WRITTEN REQUEST: The exercise asks you to copy every line below in which "source" appears.

Rows from a dataset of charts and code
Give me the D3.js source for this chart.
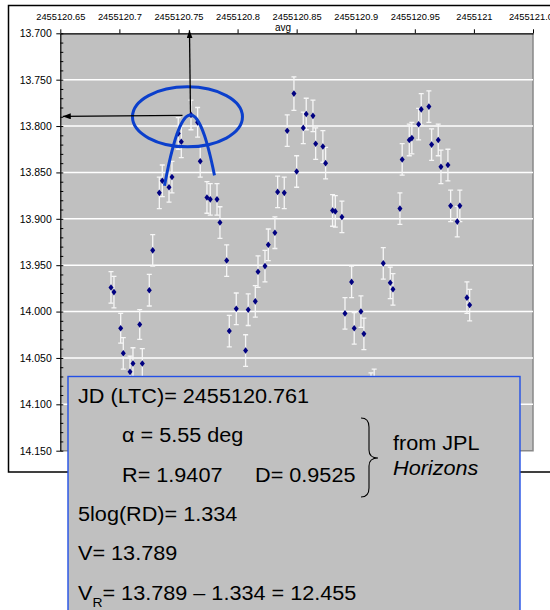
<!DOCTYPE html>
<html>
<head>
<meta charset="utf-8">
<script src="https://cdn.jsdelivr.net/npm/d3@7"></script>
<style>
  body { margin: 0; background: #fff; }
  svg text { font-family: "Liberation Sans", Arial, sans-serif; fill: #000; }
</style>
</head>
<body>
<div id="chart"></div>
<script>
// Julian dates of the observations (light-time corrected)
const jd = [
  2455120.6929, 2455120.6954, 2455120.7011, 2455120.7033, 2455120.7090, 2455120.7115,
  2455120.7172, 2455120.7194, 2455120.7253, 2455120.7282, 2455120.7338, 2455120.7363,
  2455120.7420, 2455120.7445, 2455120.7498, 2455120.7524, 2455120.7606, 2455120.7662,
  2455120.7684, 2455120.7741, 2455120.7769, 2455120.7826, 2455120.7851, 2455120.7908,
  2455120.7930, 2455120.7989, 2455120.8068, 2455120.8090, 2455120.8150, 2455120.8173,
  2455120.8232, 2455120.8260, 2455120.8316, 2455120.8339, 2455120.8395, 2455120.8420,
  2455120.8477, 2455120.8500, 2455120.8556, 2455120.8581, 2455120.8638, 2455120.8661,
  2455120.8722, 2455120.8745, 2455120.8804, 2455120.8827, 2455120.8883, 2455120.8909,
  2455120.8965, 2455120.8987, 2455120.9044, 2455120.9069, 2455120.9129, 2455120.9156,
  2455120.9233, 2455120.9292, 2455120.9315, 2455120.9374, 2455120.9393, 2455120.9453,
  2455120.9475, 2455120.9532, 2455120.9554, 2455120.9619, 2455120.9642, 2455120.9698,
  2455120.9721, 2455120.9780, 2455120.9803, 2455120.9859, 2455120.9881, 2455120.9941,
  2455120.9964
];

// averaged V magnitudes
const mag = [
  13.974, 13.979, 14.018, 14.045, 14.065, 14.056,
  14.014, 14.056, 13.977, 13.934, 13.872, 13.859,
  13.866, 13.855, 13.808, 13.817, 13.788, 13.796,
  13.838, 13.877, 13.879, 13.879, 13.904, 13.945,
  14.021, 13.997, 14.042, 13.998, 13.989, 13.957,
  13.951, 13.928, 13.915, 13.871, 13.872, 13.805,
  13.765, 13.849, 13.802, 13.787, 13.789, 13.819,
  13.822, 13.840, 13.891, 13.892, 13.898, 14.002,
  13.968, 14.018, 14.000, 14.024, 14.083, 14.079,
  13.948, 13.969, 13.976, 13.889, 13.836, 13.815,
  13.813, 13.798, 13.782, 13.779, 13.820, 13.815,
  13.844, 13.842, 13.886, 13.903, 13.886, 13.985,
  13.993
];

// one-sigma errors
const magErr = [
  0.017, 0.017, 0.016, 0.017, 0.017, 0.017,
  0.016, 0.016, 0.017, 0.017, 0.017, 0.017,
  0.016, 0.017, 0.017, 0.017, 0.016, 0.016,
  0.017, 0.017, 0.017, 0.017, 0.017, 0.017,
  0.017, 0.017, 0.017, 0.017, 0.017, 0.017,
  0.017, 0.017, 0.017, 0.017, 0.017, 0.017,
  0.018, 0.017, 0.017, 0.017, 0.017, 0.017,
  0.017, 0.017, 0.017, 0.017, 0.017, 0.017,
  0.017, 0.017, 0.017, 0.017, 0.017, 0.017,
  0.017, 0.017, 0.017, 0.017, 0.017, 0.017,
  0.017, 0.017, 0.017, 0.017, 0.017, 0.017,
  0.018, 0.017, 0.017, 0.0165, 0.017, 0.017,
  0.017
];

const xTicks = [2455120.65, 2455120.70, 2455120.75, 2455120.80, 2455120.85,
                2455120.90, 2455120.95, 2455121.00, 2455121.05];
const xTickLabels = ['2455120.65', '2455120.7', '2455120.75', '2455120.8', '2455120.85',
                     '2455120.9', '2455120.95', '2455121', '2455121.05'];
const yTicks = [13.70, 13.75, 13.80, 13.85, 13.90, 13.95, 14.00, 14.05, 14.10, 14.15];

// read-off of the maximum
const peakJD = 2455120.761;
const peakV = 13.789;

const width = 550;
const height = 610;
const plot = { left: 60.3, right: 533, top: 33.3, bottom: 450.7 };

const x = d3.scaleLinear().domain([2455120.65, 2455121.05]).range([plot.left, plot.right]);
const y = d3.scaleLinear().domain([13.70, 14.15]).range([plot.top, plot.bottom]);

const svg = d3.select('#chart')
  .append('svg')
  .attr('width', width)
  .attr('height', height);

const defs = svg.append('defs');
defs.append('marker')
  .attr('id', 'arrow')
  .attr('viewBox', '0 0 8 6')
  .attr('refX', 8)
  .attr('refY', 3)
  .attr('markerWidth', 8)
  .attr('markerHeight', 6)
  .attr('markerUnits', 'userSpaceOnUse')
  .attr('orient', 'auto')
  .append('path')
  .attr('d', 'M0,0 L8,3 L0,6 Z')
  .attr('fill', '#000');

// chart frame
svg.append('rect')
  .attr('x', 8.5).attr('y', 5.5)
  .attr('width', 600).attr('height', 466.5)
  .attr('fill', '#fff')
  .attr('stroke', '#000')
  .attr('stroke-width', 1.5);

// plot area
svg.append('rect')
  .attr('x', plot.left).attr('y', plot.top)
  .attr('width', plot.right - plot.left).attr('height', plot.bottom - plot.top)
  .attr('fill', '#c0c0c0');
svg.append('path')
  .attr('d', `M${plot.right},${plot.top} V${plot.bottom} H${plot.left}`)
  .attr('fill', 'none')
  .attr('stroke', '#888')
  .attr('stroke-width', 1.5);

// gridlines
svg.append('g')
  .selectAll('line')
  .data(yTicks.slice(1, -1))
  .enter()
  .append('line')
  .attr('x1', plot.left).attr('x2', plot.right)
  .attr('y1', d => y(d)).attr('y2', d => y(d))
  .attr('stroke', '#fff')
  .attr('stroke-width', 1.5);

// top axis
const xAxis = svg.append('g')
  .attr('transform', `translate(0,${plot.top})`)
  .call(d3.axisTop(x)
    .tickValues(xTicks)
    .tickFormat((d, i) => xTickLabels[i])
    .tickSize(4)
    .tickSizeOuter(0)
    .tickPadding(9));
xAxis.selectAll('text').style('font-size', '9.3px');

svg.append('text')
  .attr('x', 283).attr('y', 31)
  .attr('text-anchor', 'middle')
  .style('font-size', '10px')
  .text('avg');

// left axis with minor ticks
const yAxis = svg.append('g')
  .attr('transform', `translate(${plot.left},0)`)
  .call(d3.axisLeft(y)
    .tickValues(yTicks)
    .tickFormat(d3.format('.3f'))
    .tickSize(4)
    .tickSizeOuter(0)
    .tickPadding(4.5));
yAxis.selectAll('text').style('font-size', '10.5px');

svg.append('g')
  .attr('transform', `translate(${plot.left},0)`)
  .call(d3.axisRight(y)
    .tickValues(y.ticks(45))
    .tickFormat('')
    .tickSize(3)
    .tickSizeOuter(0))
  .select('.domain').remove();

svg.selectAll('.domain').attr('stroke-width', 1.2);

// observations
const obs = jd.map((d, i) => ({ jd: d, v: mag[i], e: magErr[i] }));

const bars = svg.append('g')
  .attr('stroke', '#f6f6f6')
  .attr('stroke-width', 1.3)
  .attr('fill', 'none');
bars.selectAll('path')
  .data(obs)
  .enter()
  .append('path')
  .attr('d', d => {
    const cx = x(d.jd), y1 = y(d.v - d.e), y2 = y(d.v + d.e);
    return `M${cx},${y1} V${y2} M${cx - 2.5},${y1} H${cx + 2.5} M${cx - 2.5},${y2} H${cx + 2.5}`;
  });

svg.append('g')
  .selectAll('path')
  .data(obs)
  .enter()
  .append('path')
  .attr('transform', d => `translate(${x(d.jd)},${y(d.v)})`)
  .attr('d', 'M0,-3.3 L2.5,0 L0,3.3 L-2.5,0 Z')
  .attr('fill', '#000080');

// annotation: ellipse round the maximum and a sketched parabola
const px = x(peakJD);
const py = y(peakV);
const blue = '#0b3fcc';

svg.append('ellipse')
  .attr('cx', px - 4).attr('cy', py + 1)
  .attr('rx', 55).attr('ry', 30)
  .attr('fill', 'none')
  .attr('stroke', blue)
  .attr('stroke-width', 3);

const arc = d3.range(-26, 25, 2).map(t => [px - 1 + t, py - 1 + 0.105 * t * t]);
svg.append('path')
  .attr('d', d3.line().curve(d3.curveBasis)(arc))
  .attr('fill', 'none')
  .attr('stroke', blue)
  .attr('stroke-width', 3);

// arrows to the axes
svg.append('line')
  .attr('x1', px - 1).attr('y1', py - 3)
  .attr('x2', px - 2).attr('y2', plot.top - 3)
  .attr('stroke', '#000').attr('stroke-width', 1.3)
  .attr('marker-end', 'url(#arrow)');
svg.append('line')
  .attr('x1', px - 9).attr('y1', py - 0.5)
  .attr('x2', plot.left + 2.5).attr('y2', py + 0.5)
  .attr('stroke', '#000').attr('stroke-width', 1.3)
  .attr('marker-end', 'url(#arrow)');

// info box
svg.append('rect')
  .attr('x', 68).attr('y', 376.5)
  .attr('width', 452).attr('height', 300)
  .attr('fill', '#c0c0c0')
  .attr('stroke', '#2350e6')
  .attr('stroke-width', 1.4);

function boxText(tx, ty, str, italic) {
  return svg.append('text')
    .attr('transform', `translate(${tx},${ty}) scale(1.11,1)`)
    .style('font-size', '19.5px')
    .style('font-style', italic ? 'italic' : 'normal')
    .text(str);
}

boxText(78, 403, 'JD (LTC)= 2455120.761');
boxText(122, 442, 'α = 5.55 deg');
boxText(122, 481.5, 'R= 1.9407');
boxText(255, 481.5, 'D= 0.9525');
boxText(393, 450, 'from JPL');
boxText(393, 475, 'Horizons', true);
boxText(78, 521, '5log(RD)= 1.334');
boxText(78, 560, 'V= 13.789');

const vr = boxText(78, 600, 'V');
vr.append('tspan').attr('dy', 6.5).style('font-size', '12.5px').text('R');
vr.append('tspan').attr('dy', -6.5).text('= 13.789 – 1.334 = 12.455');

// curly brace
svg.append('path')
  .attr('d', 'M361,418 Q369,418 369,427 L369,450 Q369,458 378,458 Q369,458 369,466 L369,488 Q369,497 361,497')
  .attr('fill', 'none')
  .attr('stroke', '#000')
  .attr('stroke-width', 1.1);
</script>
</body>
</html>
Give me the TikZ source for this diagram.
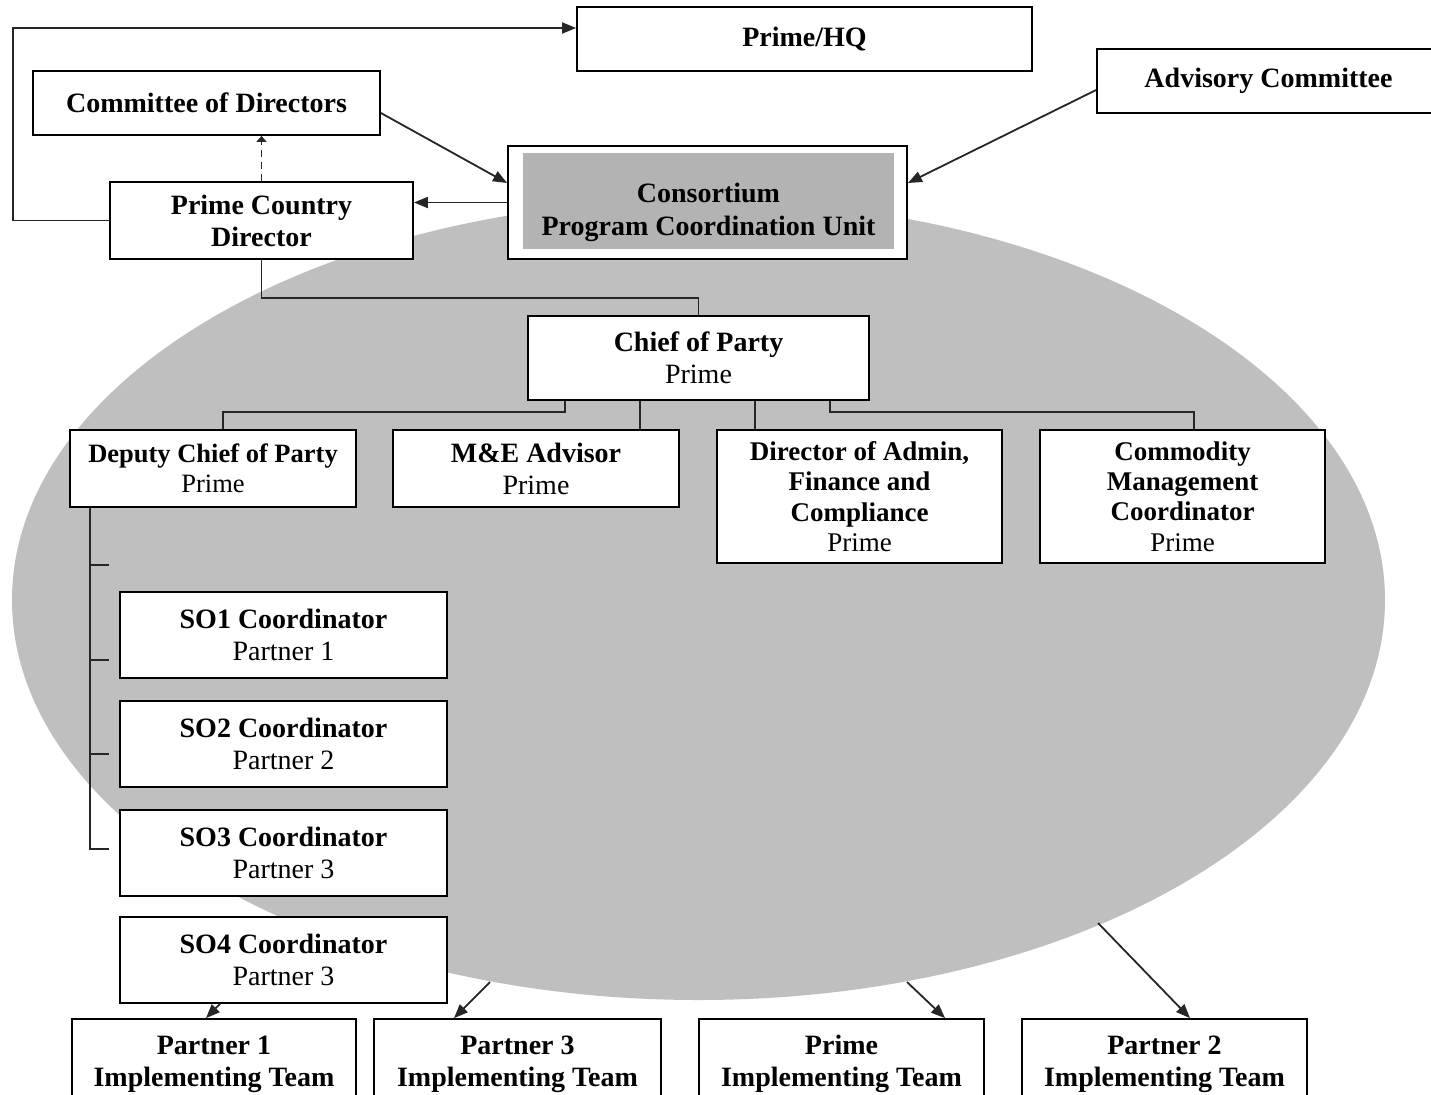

RESPONSE:
Give me the D3.js source for this chart.
Give me the TikZ source for this diagram.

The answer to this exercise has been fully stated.